» What is asked
Quote, please, the line with "The picture is", the line with "3.5, 4, 4.5];", and every line between them, exactly and with nothing else.

» Given data
----

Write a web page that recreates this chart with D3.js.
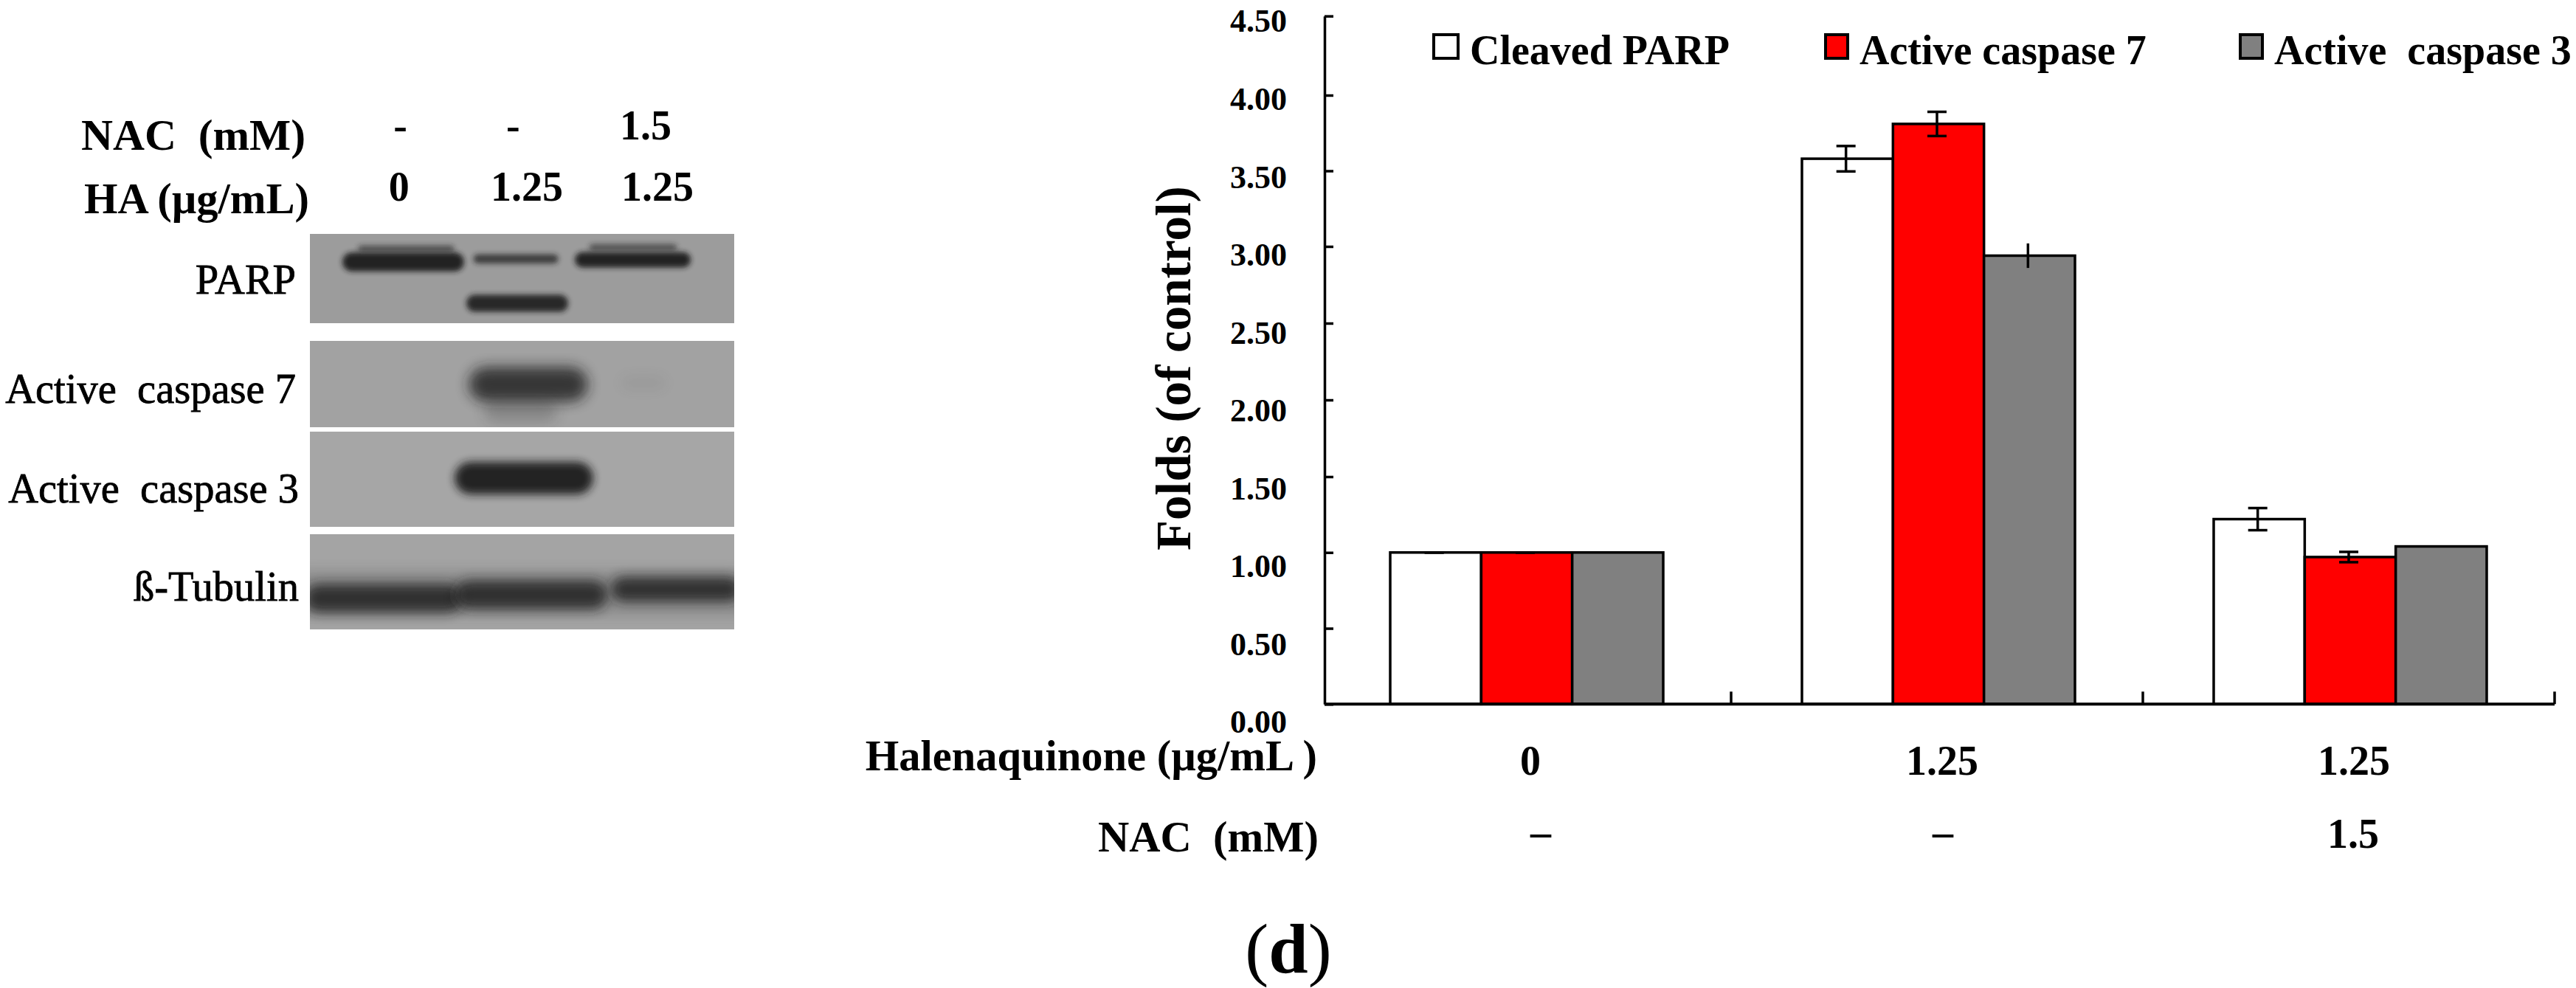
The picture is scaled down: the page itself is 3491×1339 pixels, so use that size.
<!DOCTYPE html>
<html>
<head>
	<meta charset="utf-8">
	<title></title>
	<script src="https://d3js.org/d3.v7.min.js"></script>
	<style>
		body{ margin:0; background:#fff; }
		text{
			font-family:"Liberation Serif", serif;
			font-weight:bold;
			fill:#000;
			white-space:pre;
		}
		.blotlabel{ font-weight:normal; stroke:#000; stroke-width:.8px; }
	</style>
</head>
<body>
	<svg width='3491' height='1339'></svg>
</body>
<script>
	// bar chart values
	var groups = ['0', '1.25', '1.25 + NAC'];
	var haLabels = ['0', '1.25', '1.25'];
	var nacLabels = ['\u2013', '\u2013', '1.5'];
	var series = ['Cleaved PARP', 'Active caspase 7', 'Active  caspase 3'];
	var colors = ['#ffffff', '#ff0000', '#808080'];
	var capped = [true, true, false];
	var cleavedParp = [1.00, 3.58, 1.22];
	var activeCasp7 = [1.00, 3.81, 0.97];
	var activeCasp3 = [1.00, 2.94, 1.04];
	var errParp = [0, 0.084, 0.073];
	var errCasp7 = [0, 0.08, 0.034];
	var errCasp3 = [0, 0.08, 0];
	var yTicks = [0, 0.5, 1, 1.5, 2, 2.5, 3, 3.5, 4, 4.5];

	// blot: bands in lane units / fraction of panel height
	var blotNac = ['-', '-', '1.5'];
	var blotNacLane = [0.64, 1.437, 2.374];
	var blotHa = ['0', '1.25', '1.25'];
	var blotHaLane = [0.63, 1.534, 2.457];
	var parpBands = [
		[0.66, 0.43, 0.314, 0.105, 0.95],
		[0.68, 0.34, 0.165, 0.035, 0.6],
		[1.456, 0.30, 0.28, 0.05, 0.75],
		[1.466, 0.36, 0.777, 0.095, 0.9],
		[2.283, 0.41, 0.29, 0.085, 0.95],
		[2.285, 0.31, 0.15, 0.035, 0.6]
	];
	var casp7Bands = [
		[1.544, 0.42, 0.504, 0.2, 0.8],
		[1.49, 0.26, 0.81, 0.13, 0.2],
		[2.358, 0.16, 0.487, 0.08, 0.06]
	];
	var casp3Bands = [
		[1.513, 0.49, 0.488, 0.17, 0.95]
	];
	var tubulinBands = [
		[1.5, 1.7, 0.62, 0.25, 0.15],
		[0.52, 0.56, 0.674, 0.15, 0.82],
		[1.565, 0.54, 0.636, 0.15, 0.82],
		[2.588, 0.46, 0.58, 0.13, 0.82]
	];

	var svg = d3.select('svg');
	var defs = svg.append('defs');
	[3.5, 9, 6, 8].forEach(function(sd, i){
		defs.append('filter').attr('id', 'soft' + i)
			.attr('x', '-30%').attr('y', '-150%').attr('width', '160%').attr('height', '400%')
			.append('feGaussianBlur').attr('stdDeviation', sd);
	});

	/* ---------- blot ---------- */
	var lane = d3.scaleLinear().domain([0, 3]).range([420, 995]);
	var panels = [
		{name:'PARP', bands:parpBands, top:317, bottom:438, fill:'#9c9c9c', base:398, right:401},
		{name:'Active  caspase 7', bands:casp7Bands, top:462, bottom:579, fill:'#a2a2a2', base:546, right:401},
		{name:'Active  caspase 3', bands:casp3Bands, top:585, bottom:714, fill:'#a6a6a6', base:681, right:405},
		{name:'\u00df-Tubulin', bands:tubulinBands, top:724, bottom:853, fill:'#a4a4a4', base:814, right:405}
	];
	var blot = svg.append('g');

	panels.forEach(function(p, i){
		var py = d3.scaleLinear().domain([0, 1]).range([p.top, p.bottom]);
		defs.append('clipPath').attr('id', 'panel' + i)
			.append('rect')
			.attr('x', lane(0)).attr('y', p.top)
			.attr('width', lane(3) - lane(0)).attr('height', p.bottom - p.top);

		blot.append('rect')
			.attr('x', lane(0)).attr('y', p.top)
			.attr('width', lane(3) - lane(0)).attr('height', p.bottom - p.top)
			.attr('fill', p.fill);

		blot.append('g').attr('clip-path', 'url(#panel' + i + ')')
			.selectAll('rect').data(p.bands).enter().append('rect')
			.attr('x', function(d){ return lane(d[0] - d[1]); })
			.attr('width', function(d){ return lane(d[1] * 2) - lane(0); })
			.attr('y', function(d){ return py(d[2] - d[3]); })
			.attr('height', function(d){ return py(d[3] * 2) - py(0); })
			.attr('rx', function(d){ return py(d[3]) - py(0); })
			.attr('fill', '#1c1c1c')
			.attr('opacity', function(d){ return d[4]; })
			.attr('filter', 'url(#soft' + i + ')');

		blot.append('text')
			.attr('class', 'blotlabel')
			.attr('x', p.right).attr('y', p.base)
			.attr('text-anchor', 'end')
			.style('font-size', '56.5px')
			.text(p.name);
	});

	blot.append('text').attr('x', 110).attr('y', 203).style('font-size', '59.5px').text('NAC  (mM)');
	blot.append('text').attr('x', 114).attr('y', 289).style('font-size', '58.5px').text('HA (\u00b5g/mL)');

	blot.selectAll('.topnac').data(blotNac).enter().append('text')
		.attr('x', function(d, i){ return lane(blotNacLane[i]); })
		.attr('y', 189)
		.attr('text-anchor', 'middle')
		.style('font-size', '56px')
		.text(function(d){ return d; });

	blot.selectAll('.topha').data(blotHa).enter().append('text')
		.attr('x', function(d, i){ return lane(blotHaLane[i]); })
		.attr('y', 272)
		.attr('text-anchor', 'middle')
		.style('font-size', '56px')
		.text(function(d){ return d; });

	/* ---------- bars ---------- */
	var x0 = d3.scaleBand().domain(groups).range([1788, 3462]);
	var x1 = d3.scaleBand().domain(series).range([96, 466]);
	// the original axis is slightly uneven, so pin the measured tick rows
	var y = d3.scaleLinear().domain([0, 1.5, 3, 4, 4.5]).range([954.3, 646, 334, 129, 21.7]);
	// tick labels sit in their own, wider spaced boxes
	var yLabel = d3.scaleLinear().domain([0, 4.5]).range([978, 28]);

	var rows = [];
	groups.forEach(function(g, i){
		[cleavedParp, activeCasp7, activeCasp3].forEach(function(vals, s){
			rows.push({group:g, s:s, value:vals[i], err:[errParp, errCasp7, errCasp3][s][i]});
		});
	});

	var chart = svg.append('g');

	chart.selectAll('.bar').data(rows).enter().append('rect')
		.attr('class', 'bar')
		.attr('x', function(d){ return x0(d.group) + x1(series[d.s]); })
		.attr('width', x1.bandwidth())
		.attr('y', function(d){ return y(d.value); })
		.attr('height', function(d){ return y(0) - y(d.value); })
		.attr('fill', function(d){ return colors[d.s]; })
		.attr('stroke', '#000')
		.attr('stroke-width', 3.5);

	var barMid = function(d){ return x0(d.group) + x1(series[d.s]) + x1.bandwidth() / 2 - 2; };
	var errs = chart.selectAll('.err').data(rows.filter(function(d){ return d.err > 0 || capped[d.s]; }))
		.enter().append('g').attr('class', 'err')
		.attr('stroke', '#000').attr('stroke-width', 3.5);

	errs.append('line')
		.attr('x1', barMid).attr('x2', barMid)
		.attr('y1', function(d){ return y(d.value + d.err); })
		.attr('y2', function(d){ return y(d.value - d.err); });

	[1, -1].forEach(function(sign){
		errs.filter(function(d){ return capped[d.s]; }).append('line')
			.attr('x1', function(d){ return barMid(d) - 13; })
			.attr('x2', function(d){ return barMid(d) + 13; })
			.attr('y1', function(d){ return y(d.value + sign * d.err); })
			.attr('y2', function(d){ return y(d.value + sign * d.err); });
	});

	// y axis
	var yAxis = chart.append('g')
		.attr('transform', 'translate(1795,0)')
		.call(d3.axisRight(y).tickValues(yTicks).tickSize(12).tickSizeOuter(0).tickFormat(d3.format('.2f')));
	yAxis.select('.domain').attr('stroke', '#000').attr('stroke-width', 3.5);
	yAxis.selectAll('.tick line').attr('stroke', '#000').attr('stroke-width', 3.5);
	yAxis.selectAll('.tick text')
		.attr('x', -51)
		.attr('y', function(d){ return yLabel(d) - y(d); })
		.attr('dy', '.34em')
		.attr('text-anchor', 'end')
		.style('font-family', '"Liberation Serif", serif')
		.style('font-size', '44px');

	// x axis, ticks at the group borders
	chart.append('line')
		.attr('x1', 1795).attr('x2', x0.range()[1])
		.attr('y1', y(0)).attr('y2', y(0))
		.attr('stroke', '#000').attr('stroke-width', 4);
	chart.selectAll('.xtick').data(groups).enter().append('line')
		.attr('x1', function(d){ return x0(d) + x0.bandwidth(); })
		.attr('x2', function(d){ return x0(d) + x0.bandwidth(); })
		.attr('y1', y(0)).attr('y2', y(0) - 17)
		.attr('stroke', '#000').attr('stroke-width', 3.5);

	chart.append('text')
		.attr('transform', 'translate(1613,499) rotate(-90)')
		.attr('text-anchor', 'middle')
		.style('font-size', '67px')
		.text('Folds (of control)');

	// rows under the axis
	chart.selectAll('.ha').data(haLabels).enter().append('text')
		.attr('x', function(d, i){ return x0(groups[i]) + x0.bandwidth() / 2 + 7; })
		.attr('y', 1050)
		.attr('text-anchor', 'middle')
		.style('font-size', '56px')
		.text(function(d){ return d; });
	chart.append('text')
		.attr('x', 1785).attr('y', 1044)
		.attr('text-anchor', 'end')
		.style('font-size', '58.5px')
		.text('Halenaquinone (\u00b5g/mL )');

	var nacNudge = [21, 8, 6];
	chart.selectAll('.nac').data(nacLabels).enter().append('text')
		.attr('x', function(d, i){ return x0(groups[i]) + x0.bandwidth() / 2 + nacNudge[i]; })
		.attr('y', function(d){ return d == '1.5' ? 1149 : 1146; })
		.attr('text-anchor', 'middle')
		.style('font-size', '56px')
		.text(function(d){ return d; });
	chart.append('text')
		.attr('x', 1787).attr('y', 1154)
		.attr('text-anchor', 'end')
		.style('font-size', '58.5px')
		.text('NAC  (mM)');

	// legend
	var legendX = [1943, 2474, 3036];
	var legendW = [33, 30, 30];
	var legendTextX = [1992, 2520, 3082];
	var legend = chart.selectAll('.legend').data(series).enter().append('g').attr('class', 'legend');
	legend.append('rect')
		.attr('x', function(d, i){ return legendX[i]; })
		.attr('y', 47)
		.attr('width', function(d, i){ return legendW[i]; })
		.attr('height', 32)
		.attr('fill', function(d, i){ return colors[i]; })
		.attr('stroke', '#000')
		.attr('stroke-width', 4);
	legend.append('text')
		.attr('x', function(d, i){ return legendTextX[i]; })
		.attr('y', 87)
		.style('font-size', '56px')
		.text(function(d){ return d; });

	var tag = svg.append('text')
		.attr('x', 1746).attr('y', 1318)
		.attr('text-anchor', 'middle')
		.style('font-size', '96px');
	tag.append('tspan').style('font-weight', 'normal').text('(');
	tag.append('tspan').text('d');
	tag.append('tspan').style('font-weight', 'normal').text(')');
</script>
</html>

----

» The response
The picture is scaled down: the page itself is 3491×1339 pixels, so use that size.
<!DOCTYPE html>
<html>
<head>
	<meta charset="utf-8">
	<title></title>
	<script src="https://d3js.org/d3.v7.min.js"></script>
	<style>
		body{ margin:0; background:#fff; }
		text{
			font-family:"Liberation Serif", serif;
			font-weight:bold;
			fill:#000;
			white-space:pre;
		}
		.blotlabel{ font-weight:normal; stroke:#000; stroke-width:.8px; }
	</style>
</head>
<body>
	<svg width='3491' height='1339'></svg>
</body>
<script>
	// bar chart values
	var groups = ['0', '1.25', '1.25 + NAC'];
	var haLabels = ['0', '1.25', '1.25'];
	var nacLabels = ['\u2013', '\u2013', '1.5'];
	var series = ['Cleaved PARP', 'Active caspase 7', 'Active  caspase 3'];
	var colors = ['#ffffff', '#ff0000', '#808080'];
	var capped = [true, true, false];
	var cleavedParp = [1.00, 3.58, 1.22];
	var activeCasp7 = [1.00, 3.81, 0.97];
	var activeCasp3 = [1.00, 2.94, 1.04];
	var errParp = [0, 0.084, 0.073];
	var errCasp7 = [0, 0.08, 0.034];
	var errCasp3 = [0, 0.08, 0];
	var yTicks = [0, 0.5, 1, 1.5, 2, 2.5, 3, 3.5, 4, 4.5];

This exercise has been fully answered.